Good governance is all about making sure a business is run in line with how the leaders expect, and a project management office (PMO) can make sure this happens across projects. Operating within a PMO, you need to be aware of the eight principles of good governance you need to deliver.

Here, we’re going to look at the top-level ideas of good governance and how they work in a PMO and project setting. Over the coming weeks, we’ll look at each good governance principle in more detail and how you can excel at governance in your PMO.

What are the principles of good governance?

Governance is one of the core responsibilities of a PMO. Your office is there to make sure project are being run – or governed – in the way they should.

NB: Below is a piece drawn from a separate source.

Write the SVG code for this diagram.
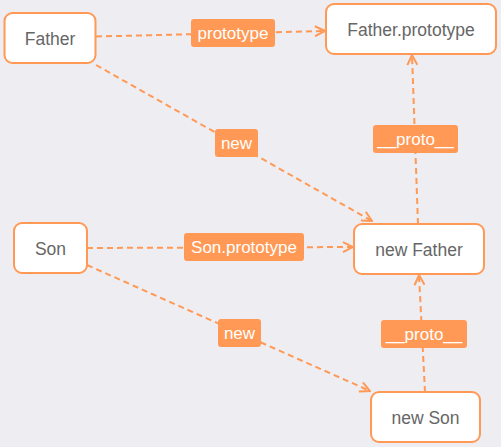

It’s down to the PMO to have processes and procedures in place to make sure projects are delivered. As much as a successful project is about the end result, governance makes sure the product or service has been made in the right way.

Let’s explore the core eight principles of good project governance.

1.       Participation

Good governance is a participatory practice. In general, this means that stakeholders and decision-makers are involved throughout the process.

In terms of projects, you need to make sure that everyone, from the project team to the client and the end-user, are brought in at the right time. In a PMO, this would mean you have a clear schedule for each project that notes who is involved in which step.

2.       Transparent practices

Generally, transparency means that information is accessible, decisions are justified, and processes are clear. It’s a means to build trust between everyone involved.

For a project, transparency means documenting the process fully and having decisions justified. This means that you can easily identify when and why a project goes off track. It’s also useful to be able to gather data to spot long-term trends.

3.       Being responsive

Stakeholders need to have their expectations and concerns responded to in a timely manner. This again builds trust and generally encourages issues to be addressed effectively.

When putting this into a project context, it means that projects need to respond to stakeholder concerns as well as:

  • Changes in scope
  • Metrics and KPIs that are off-track
  • Resourcing issues
  • Changing risk profiles

And many more elements. Problems should be attended to quickly and professionally.

4.       Effective and efficient management

Resources need to be managed effectively and efficiently when aiming to improve governance. Services need to be delivered when needed and within allocated budgets.

Plugging this into a project setting, you will have a finite set of resources – people, hardware, space, etc Your PMO needs to make sure is deployed across projects in a way that will get them delivered on-time and on-budget.

5.       Building consensus

Encouraging conversation, facilitating negotiations, and enabling collaborations are all hallmarks of what consensus looks like. It reduces conflict and ensures end results are what has been agreed.

For your PMO, it’s about making sure everyone who needs to be asked for input is. You also need to make sure project managers and their teams are able to work together and share ideas and resources when needed.

6.       Accountability

There needs to be mechanisms that make sure people, companies, and institutions are held accountable. This makes sure that there are consequences for actions and everyone can be asked questions.

To hold a project to account, you can set objectives, goals, and KPIs. These should be at a project level and split down to team members so everyone knows what they need to achieve and why they need to do their work.

7.       Demonstrate equity

In every area of an organisation, you need to ensure there is no discrimination, bias, or unfairness. This can be brought about through policies that are respected and enforced and should be implemented with an eye on minorities.

Project-wise, you need to have clear ways to make decisions – for example, how are resources allocated between projects, and why is one project getting a resource first? Clear policies and prioritisations will ensure data drives decisions.

8.       Adhere to the rule of law

In a general sense, this means having a legislative framework that is just and transparent, treating everyone equally. Laws are consistent and enforced with accountability.

While a PMO won’t have laws, you will have rules in place that you expect everyone to abide by. Enforce them fairly and set them prudently to make sure everyone in the business knows there is now foul play under your office.